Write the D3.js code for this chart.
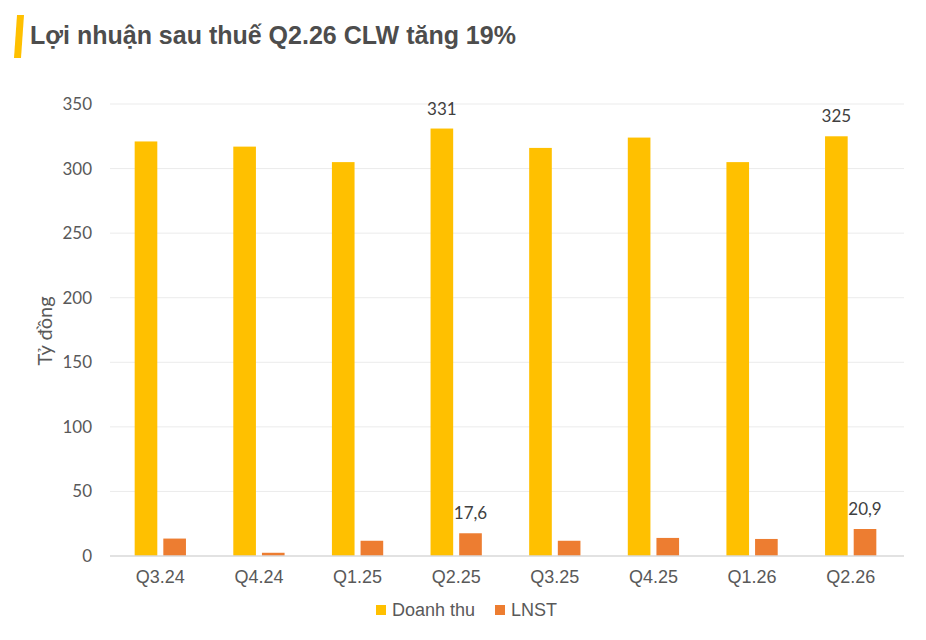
<!DOCTYPE html>
<html>
<head>
<meta charset="utf-8">
<script src="https://cdn.jsdelivr.net/npm/d3@7"></script>
<style>
  body { margin:0; background:#fff; }
  svg { display:block; }
</style>
</head>
<body>
<div id="chart"></div>
<script>
const quarters = ["Q3.24","Q4.24","Q1.25","Q2.25","Q3.25","Q4.25","Q1.26","Q2.26"]
const revenue  = [321, 317, 305, 331, 316, 324, 305, 325]
const profit   = [13.5, 2.5, 11.8, 17.6, 11.8, 14, 13.2, 20.9]
const seriesNames = ["Doanh thu", "LNST"]
const seriesColors = ["#FFC000", "#ED7D31"]
const yTicks = [0, 50, 100, 150, 200, 250, 300, 350]
// labels shown only on these bars
const labelled = ["Q2.25", "Q2.26"]

const W = 926, H = 640
const svg = d3.select("#chart").append("svg")
  .attr("width", W).attr("height", H)

// title with yellow accent
svg.append("path")
  .attr("d", "M17 15 L24 15 L21 58 L14 58 Z")
  .attr("fill", "#FFC000")
svg.append("text")
  .attr("x", 30).attr("y", 44)
  .attr("font-family", "Liberation Sans, Arial, sans-serif")
  .attr("font-weight", "bold")
  .attr("font-size", 25)
  .attr("fill", "#4d4d4d")
  .text("Lợi nhuận sau thuế Q2.26 CLW tăng 19%")

const x0 = d3.scaleBand().domain(quarters).range([111, 900])
  .paddingInner(0.48).paddingOuter(0.24)
const x1 = d3.scaleBand().domain(seriesNames).range([0, x0.bandwidth()])
  .paddingInner(0.21)
const y = d3.scaleLinear().domain([0, 350]).range([556, 104])

// gridlines
svg.append("g")
  .selectAll("line")
  .data(yTicks.filter(d => d > 0))
  .enter().append("line")
  .attr("x1", 110).attr("x2", 904)
  .attr("y1", d => y(d)).attr("y2", d => y(d))
  .attr("stroke", "#ebebeb").attr("stroke-width", 1)

// y axis labels
svg.append("g")
  .attr("transform", "translate(110,0)")
  .call(d3.axisLeft(y).tickValues(yTicks).tickSize(0).tickPadding(18))
  .call(g => g.select(".domain").remove())
  .selectAll("text")
  .attr("font-family", "Lato, Carlito, sans-serif")
  .attr("font-size", 17)
  .attr("fill", "#595959")

svg.append("text")
  .attr("transform", "translate(52,331) rotate(-90)")
  .attr("text-anchor", "middle")
  .attr("font-family", "Lato, Carlito, sans-serif")
  .attr("font-size", 20)
  .attr("fill", "#595959")
  .text("Tỷ đồng")

const rows = quarters.map((q, i) => ({q: q, vals: [revenue[i], profit[i]]}))

const groups = svg.append("g").selectAll("g")
  .data(rows).enter().append("g")
  .attr("transform", d => "translate(" + x0(d.q) + ",0)")

groups.selectAll("rect")
  .data(d => d.vals.map((v, k) => ({q: d.q, s: seriesNames[k], v: v, k: k})))
  .enter().append("rect")
  .attr("x", d => x1(d.s))
  .attr("width", x1.bandwidth())
  .attr("y", d => y(d.v))
  .attr("height", d => y(0) - y(d.v))
  .attr("fill", d => seriesColors[d.k])

groups.selectAll("text")
  .data(d => labelled.includes(d.q)
    ? d.vals.map((v, k) => ({s: seriesNames[k], v: v})) : [])
  .enter().append("text")
  .attr("x", d => x1(d.s) + x1.bandwidth() / 2)
  .attr("y", d => y(d.v) - 14)
  .attr("text-anchor", "middle")
  .attr("font-family", "Lato, Carlito, sans-serif")
  .attr("font-size", 17)
  .attr("fill", "#404040")
  .text(d => d3.format(",")(d.v).replace(".", ","))

// x axis
svg.append("g")
  .attr("transform", "translate(0,556)")
  .call(d3.axisBottom(x0).tickSize(0).tickPadding(14))
  .call(g => g.select(".domain")
    .attr("d", "M110,0H904").attr("stroke", "#d9d9d9").attr("stroke-width", 1.5))
  .selectAll("text")
  .attr("font-family", "Liberation Sans, Arial, sans-serif")
  .attr("font-size", 18)
  .attr("fill", "#595959")

// legend
const legend = svg.append("g").attr("transform", "translate(376,610)")
const lx = [0, 119]
seriesNames.forEach((s, k) => {
  legend.append("rect")
    .attr("x", lx[k]).attr("y", -5)
    .attr("width", 10).attr("height", 10)
    .attr("fill", seriesColors[k])
  legend.append("text")
    .attr("x", lx[k] + 16).attr("y", 6)
    .attr("font-family", "Liberation Sans, Arial, sans-serif")
    .attr("font-size", 18)
    .attr("fill", "#595959")
    .text(s)
})
</script>
</body>
</html>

-------------------------

### Task
Transcribe all of the material exactly, leaving out whatever pictures it contains.

### Output of the task
Write the D3.js code for this chart.
<!DOCTYPE html>
<html>
<head>
<meta charset="utf-8">
<script src="https://cdn.jsdelivr.net/npm/d3@7"></script>
<style>
  body { margin:0; background:#fff; }
  svg { display:block; }
</style>
</head>
<body>
<div id="chart"></div>
<script>
const quarters = ["Q3.24","Q4.24","Q1.25","Q2.25","Q3.25","Q4.25","Q1.26","Q2.26"]
const revenue  = [321, 317, 305, 331, 316, 324, 305, 325]
const profit   = [13.5, 2.5, 11.8, 17.6, 11.8, 14, 13.2, 20.9]
const seriesNames = ["Doanh thu", "LNST"]
const seriesColors = ["#FFC000", "#ED7D31"]
const yTicks = [0, 50, 100, 150, 200, 250, 300, 350]
// labels shown only on these bars
const labelled = ["Q2.25", "Q2.26"]

const W = 926, H = 640
const svg = d3.select("#chart").append("svg")
  .attr("width", W).attr("height", H)

// title with yellow accent
svg.append("path")
  .attr("d", "M17 15 L24 15 L21 58 L14 58 Z")
  .attr("fill", "#FFC000")
svg.append("text")
  .attr("x", 30).attr("y", 44)
  .attr("font-family", "Liberation Sans, Arial, sans-serif")
  .attr("font-weight", "bold")
  .attr("font-size", 25)
  .attr("fill", "#4d4d4d")
  .text("Lợi nhuận sau thuế Q2.26 CLW tăng 19%")

const x0 = d3.scaleBand().domain(quarters).range([111, 900])
  .paddingInner(0.48).paddingOuter(0.24)
const x1 = d3.scaleBand().domain(seriesNames).range([0, x0.bandwidth()])
  .paddingInner(0.21)
const y = d3.scaleLinear().domain([0, 350]).range([556, 104])

// gridlines
svg.append("g")
  .selectAll("line")
  .data(yTicks.filter(d => d > 0))
  .enter().append("line")
  .attr("x1", 110).attr("x2", 904)
  .attr("y1", d => y(d)).attr("y2", d => y(d))
  .attr("stroke", "#ebebeb").attr("stroke-width", 1)

// y axis labels
svg.append("g")
  .attr("transform", "translate(110,0)")
  .call(d3.axisLeft(y).tickValues(yTicks).tickSize(0).tickPadding(18))
  .call(g => g.select(".domain").remove())
  .selectAll("text")
  .attr("font-family", "Lato, Carlito, sans-serif")
  .attr("font-size", 17)
  .attr("fill", "#595959")

svg.append("text")
  .attr("transform", "translate(52,331) rotate(-90)")
  .attr("text-anchor", "middle")
  .attr("font-family", "Lato, Carlito, sans-serif")
  .attr("font-size", 20)
  .attr("fill", "#595959")
  .text("Tỷ đồng")

const rows = quarters.map((q, i) => ({q: q, vals: [revenue[i], profit[i]]}))

const groups = svg.append("g").selectAll("g")
  .data(rows).enter().append("g")
  .attr("transform", d => "translate(" + x0(d.q) + ",0)")

groups.selectAll("rect")
  .data(d => d.vals.map((v, k) => ({q: d.q, s: seriesNames[k], v: v, k: k})))
  .enter().append("rect")
  .attr("x", d => x1(d.s))
  .attr("width", x1.bandwidth())
  .attr("y", d => y(d.v))
  .attr("height", d => y(0) - y(d.v))
  .attr("fill", d => seriesColors[d.k])

groups.selectAll("text")
  .data(d => labelled.includes(d.q)
    ? d.vals.map((v, k) => ({s: seriesNames[k], v: v})) : [])
  .enter().append("text")
  .attr("x", d => x1(d.s) + x1.bandwidth() / 2)
  .attr("y", d => y(d.v) - 14)
  .attr("text-anchor", "middle")
  .attr("font-family", "Lato, Carlito, sans-serif")
  .attr("font-size", 17)
  .attr("fill", "#404040")
  .text(d => d3.format(",")(d.v).replace(".", ","))

// x axis
svg.append("g")
  .attr("transform", "translate(0,556)")
  .call(d3.axisBottom(x0).tickSize(0).tickPadding(14))
  .call(g => g.select(".domain")
    .attr("d", "M110,0H904").attr("stroke", "#d9d9d9").attr("stroke-width", 1.5))
  .selectAll("text")
  .attr("font-family", "Liberation Sans, Arial, sans-serif")
  .attr("font-size", 18)
  .attr("fill", "#595959")

// legend
const legend = svg.append("g").attr("transform", "translate(376,610)")
const lx = [0, 119]
seriesNames.forEach((s, k) => {
  legend.append("rect")
    .attr("x", lx[k]).attr("y", -5)
    .attr("width", 10).attr("height", 10)
    .attr("fill", seriesColors[k])
  legend.append("text")
    .attr("x", lx[k] + 16).attr("y", 6)
    .attr("font-family", "Liberation Sans, Arial, sans-serif")
    .attr("font-size", 18)
    .attr("fill", "#595959")
    .text(s)
})
</script>
</body>
</html>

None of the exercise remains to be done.